2. Building a Docker Image

When you create a Pachyderm pipeline (which will be discussed next), you need to specify a Docker image including the code or binary you want to run. Please refer to the official documentation to learn how to build a Docker images. Note, your Docker image should NOT specifiy a CMD. Rather, you specify what commands are to be run in the container when you create your pipeline.

Unless Pachyderm is running on the same host that you used to build your image, you’ll need to use a public or private registry to get your image into the Pachyderm cluster. One (free) option is to use Docker’s DockerHub registry. You can refer to the official documentation to learn how to push your images to DockerHub.
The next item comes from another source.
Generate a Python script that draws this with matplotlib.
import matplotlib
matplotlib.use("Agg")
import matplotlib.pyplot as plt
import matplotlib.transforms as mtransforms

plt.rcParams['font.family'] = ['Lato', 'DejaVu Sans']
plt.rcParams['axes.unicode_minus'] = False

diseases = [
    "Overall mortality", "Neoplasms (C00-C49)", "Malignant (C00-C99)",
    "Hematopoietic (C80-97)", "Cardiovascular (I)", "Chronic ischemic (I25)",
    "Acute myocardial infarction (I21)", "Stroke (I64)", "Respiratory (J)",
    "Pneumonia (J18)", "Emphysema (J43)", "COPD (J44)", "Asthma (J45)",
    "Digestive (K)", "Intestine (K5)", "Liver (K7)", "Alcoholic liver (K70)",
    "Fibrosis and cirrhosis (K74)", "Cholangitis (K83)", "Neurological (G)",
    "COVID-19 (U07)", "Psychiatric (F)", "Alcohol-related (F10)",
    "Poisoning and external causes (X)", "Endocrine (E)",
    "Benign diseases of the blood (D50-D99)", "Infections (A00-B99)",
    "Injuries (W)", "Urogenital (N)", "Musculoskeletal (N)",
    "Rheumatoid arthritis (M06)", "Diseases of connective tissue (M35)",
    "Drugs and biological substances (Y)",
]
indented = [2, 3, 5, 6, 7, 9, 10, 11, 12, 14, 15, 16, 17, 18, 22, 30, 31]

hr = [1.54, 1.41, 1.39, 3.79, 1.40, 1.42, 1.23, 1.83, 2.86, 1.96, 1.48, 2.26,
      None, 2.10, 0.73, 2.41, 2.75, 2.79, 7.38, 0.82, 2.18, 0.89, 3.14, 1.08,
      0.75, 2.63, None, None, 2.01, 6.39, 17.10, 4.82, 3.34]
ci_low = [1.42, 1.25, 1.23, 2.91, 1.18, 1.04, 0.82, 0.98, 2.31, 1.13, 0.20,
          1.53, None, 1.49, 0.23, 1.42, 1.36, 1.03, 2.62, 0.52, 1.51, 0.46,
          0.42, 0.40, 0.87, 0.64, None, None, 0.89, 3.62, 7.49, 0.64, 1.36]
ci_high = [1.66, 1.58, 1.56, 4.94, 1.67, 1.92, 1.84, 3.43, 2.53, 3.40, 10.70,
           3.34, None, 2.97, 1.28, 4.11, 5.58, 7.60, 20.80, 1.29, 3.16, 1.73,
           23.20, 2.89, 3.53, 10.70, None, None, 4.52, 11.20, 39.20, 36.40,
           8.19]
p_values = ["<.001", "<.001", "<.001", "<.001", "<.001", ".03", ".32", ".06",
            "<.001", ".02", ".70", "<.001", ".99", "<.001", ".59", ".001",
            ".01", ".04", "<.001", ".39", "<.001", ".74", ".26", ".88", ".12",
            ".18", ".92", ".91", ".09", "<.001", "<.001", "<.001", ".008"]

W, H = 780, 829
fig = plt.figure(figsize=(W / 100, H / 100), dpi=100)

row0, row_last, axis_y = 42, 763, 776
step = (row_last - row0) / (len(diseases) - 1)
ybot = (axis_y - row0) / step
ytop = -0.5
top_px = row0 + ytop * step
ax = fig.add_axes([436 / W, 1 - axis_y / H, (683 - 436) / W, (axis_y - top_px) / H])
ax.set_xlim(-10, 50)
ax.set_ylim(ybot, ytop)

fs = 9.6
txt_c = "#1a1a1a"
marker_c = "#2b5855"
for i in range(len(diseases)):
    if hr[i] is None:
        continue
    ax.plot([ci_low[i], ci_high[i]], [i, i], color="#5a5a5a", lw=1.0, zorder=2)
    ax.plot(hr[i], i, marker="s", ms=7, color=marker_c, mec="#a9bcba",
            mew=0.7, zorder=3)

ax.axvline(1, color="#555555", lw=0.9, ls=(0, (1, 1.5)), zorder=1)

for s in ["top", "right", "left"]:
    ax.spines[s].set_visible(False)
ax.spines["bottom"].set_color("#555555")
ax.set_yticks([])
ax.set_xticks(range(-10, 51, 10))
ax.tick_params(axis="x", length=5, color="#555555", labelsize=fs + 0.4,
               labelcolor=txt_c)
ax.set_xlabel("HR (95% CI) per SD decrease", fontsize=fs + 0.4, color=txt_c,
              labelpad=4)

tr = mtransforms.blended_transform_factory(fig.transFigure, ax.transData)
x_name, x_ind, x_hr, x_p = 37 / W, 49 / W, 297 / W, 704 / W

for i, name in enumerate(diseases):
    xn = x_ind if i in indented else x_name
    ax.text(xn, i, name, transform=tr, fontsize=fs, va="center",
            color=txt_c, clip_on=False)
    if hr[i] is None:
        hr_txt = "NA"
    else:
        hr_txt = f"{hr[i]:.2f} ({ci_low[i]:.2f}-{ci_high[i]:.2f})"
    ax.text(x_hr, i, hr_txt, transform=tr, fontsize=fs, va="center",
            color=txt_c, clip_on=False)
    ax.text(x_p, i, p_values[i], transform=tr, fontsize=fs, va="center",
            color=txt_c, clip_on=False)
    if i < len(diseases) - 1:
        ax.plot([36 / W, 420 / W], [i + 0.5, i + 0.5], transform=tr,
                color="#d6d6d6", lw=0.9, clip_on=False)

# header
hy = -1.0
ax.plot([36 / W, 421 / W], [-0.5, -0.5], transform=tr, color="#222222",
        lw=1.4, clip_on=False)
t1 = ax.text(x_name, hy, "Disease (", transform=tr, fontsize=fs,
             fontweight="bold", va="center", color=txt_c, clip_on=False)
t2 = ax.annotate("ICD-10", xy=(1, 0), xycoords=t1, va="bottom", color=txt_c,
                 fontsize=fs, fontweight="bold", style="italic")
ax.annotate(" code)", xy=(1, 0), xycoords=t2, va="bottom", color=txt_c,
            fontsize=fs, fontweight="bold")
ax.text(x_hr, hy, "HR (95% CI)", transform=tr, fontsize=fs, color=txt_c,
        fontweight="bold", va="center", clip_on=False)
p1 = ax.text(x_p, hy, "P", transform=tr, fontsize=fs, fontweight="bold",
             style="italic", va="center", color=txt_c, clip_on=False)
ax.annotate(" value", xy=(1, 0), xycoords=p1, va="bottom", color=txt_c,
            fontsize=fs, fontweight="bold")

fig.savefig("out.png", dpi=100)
That being said, you are more than welcome to use any other public or private Docker registry.

Note, it is best practice to uniquely tag your Docker images with something other than :latest. This allows you to track which Docker images were used to process which data, and will help you as you update your pipelines. You can also utilize the --push-images flag on update-pipeline to help you tag your images as they are updated. See the updating pipelines docs for more information.

3. Creating a Pipeline

Now that you’ve got your code and image built, the final step is to tell Pachyderm to run the code in your image on certain input data. To do this, you need to supply Pachyderm with a JSON pipeline specification. There are four main components to a pipeline specification: name, transform, parallelism and input. Detailed explanations of the specification parameters and how they work can be found in the pipeline specification docs.
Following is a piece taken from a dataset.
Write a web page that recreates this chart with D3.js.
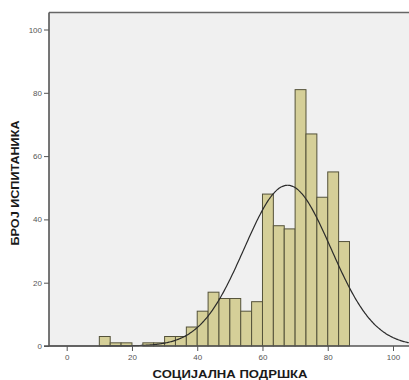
<!DOCTYPE html>
<html>
<head>
<meta charset="utf-8">
<script src="https://cdn.jsdelivr.net/npm/d3@7"></script>
<style>
  html, body { margin: 0; padding: 0; background: #ffffff; }
  svg { display: block; }
  text { font-family: "Liberation Sans", Arial, sans-serif; }
</style>
</head>
<body>
<svg id="chart" width="409" height="380"></svg>
<script>
// Histogram bins: lower edge of each bin and the number of respondents in it
const binWidth = 10 / 3;
const binStarts = [10, 13.333, 16.667, 20, 23.333, 26.667, 30, 33.333, 36.667,
  40, 43.333, 46.667, 50, 53.333, 56.667, 60, 63.333, 66.667, 70, 73.333,
  76.667, 80, 83.333];
const counts = [3, 1, 1, 0, 1, 1, 3, 3, 6,
  11, 17, 15, 15, 11, 14, 48, 38, 37, 81, 67,
  47, 55, 33];

// Fitted normal curve parameters
const mean = 67.7;
const stdDev = 13.3;
const total = d3.sum(counts);

const xTicks = [0, 20, 40, 60, 80, 100];
const yTicks = [0, 20, 40, 60, 80, 100];

const xLabel = "СОЦИЈАЛНА ПОДРШКА";
const yLabel = "БРОЈ ИСПИТАНИКА";

const svg = d3.select("#chart");

const x = d3.scaleLinear().domain([0, 100]).range([66.7, 393]);
const y = d3.scaleLinear().domain([0, 100]).range([346, 29.5]);

const plotLeft = 49, plotRight = 409, plotTop = 12.5, plotBottom = y(0);

// Plot background
svg.append("rect")
  .attr("x", plotLeft).attr("y", plotTop)
  .attr("width", plotRight - plotLeft).attr("height", plotBottom - plotTop)
  .attr("fill", "#f0f0f0");

// Bars
svg.append("g")
  .selectAll("rect")
  .data(binStarts.map((s, i) => ({ s, c: counts[i] })).filter(d => d.c > 0))
  .join("rect")
  .attr("x", d => x(d.s))
  .attr("y", d => y(d.c))
  .attr("width", d => x(d.s + binWidth) - x(d.s))
  .attr("height", d => y(0) - y(d.c))
  .attr("fill", "#d5cf98")
  .attr("stroke", "#54523a")
  .attr("stroke-width", 1);

// Normal curve scaled to the histogram counts
const peak = total * binWidth / (stdDev * Math.sqrt(2 * Math.PI));
const curveXs = d3.range(x.invert(plotLeft), x.invert(plotRight) + 0.01, 0.25);
const line = d3.line()
  .x(v => x(v))
  .y(v => y(peak * Math.exp(-((v - mean) ** 2) / (2 * stdDev * stdDev))))
  .curve(d3.curveBasis);
svg.append("path")
  .datum(curveXs)
  .attr("d", line)
  .attr("fill", "none")
  .attr("stroke", "#2b2b2b")
  .attr("stroke-width", 1.2);

// Frame: top edge
svg.append("line")
  .attr("x1", plotLeft).attr("x2", plotRight)
  .attr("y1", plotTop).attr("y2", plotTop)
  .attr("stroke", "#666").attr("stroke-width", 1.6);

// Y axis
const yAxis = svg.append("g")
  .attr("transform", `translate(${plotLeft},0)`)
  .call(d3.axisLeft(y).tickValues(yTicks).tickSize(5).tickPadding(2));
yAxis.select(".domain").remove();
yAxis.append("line")
  .attr("x1", 0).attr("x2", 0).attr("y1", plotTop).attr("y2", plotBottom)
  .attr("stroke", "#555").attr("stroke-width", 1.6);

// X axis
const xAxis = svg.append("g")
  .attr("transform", `translate(0,${plotBottom})`)
  .call(d3.axisBottom(x).tickValues(xTicks).tickSize(5).tickPadding(3));
xAxis.select(".domain").remove();
xAxis.append("line")
  .attr("x1", plotLeft - 5).attr("x2", plotRight).attr("y1", 0).attr("y2", 0)
  .attr("stroke", "#555").attr("stroke-width", 1.6);

svg.selectAll(".tick line").attr("stroke", "#555");
svg.selectAll(".tick text")
  .attr("fill", "#555")
  .style("font-size", "8px")
  .style("font-family", "'Liberation Sans', Arial, sans-serif");

// Axis titles
svg.append("text")
  .attr("x", 230).attr("y", 377.5)
  .attr("text-anchor", "middle")
  .style("font-size", "10.5px").style("font-weight", "bold")
  .attr("fill", "#1a1a1a")
  .attr("textLength", 155).attr("lengthAdjust", "spacingAndGlyphs")
  .text(xLabel);

svg.append("text")
  .attr("transform", "translate(19,183) rotate(-90)")
  .attr("text-anchor", "middle")
  .style("font-size", "10.5px").style("font-weight", "bold")
  .attr("fill", "#1a1a1a")
  .attr("textLength", 125).attr("lengthAdjust", "spacingAndGlyphs")
  .text(yLabel);
</script>
</body>
</html>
Here’s an example pipeline spec:

{
  "pipeline": {
    "name": "wordcount"
  },
  "transform": {
    "image": "wordcount-image",
    "cmd": ["/binary", "/pfs/data", "/pfs/out"]
  },
  "input": {
      "atom": {
        "repo": "data",
        "glob": "/*"
      }
  }
}

After you create the JSON pipeline spec (and save it, e.g., as your_pipeline.json), you can create the pipeline in Pachyderm using pachctl:

$ pachctl create-pipeline -f your_pipeline.json

(-f can also take a URL if your JSON manifest is hosted on GitHub or elsewhere. Keeping pipeline specifications under version control is a great idea so you can track changes and seamlessly view or deploy older pipelines if needed.)
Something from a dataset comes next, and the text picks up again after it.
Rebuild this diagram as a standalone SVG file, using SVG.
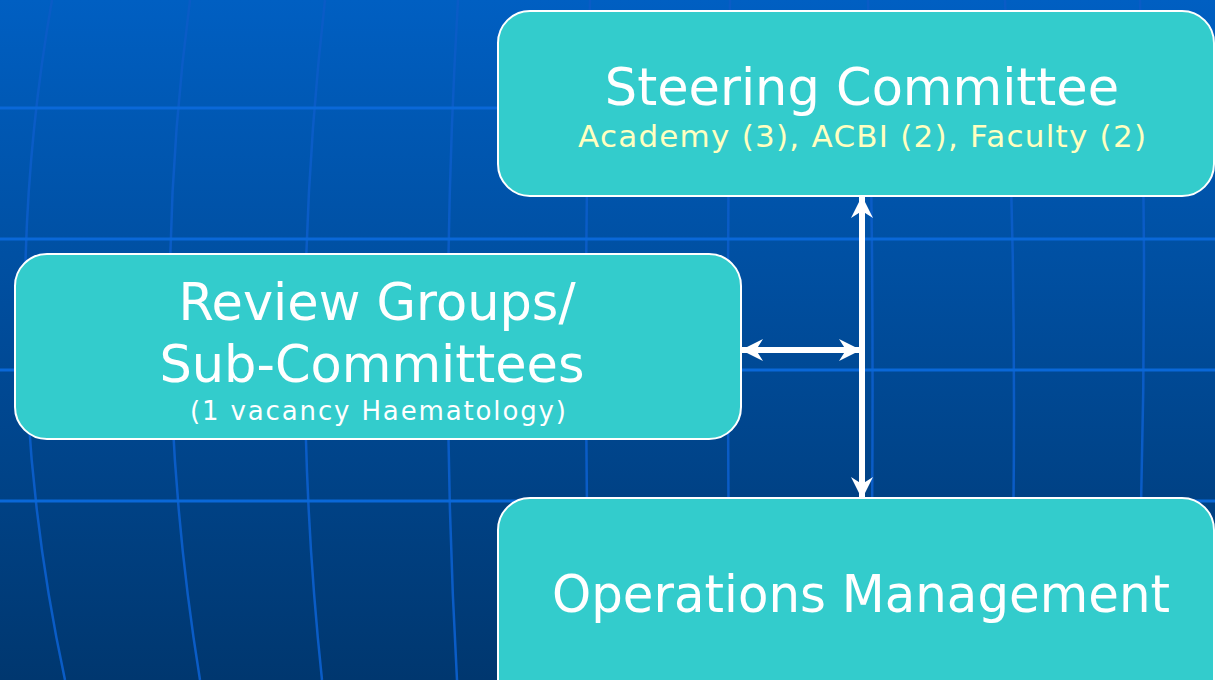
<svg xmlns="http://www.w3.org/2000/svg" width="1215" height="680" viewBox="0 0 1215 680">
  <defs>
    <linearGradient id="bg" x1="0" y1="0" x2="0" y2="1">
      <stop offset="0" stop-color="#005FC2"/>
      <stop offset="1" stop-color="#00376F"/>
    </linearGradient>
    <marker id="ah" viewBox="0 0 22 22" refX="21" refY="11" markerWidth="22" markerHeight="22" markerUnits="userSpaceOnUse" orient="auto-start-reverse">
      <path d="M0,0 L22,11 L0,22 L7,11 Z" fill="#FFFFFF"/>
    </marker>
    <style>
      .grid { stroke: #0A68D8; stroke-width: 3; fill: none; }
      .mer { stroke: #0A5CC6; stroke-width: 2.5; fill: none; }
      .box { fill: #33CCCC; stroke: #FFFFFF; stroke-width: 2; }
      .t { font-family: "DejaVu Sans", Verdana, sans-serif; fill: #FFFFFF; text-anchor: middle; }
      .big { font-size: 51px; }
      .sub { font-size: 31px; fill: #FFFFC0; }
      .small { font-size: 26px; }
      .conn { stroke: #FFFFFF; stroke-width: 6; fill: none; }
    </style>
  </defs>

  <g id="background">
    <rect x="0" y="0" width="1215" height="680" fill="url(#bg)"/>
    <path class="mer" d="M52,0 Q-8,340 65,680"/>
    <path class="mer" d="M190,0 Q145,340 200,680"/>
    <path class="mer" d="M325,0 Q286,340 322,680"/>
    <path class="mer" d="M458,0 Q438,340 457,680"/>
    <path class="mer" d="M590,0 Q582,340 590,680"/>
    <path class="mer" d="M730,0 Q726,340 730,680"/>
    <path class="mer" d="M868,0 Q876,340 870,680"/>
    <path class="mer" d="M1005,0 Q1020,340 1010,680"/>
    <path class="mer" d="M1140,0 Q1150,340 1135,680"/>
    <path class="grid" d="M0,108 H1215 M0,239 H1215 M0,370 H1215 M0,501 H1215"/>
  </g>

  <g id="connectors">
    <line class="conn" x1="862" y1="498" x2="862" y2="197" marker-end="url(#ah)" marker-start="url(#ah)"/>
    <line class="conn" x1="742" y1="350" x2="860" y2="350" marker-end="url(#ah)" marker-start="url(#ah)"/>
  </g>

  <g id="steering">
    <rect class="box" x="498" y="11" width="716" height="185" rx="32" ry="32"/>
    <text class="t big" x="862" y="105">Steering Committee</text>
    <text class="t sub" x="862" y="147" textLength="568" lengthAdjust="spacing">Academy (3), ACBI (2), Faculty (2)</text>
  </g>

  <g id="review">
    <rect class="box" x="15" y="254" width="726" height="185" rx="32" ry="32"/>
    <text class="t big" x="377" y="320">Review Groups/</text>
    <text class="t big" x="372" y="382">Sub-Committees</text>
    <text class="t small" x="378" y="420" textLength="376" lengthAdjust="spacing">(1 vacancy Haematology)</text>
  </g>

  <g id="operations">
    <rect class="box" x="498" y="498" width="716" height="215" rx="32" ry="32"/>
    <text class="t big" x="861" y="612" textLength="618" lengthAdjust="spacingAndGlyphs">Operations Management</text>
  </g>
</svg>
Creating a pipeline tells Pachyderm to run the cmd (i.e., your code) in your image on the data in every finished commit on the input repo(s) as well as all future commits to the input repo(s). You can think of this pipeline as being “subscribed” to any new commits that are made on any of its input repos. It will automatically process the new data as it comes in.

Note - In Pachyderm 1.4+, as soon as you create your pipeline, Pachyderm will launch worker pods on Kubernetes, such that they are ready to process any data committed to their input repos.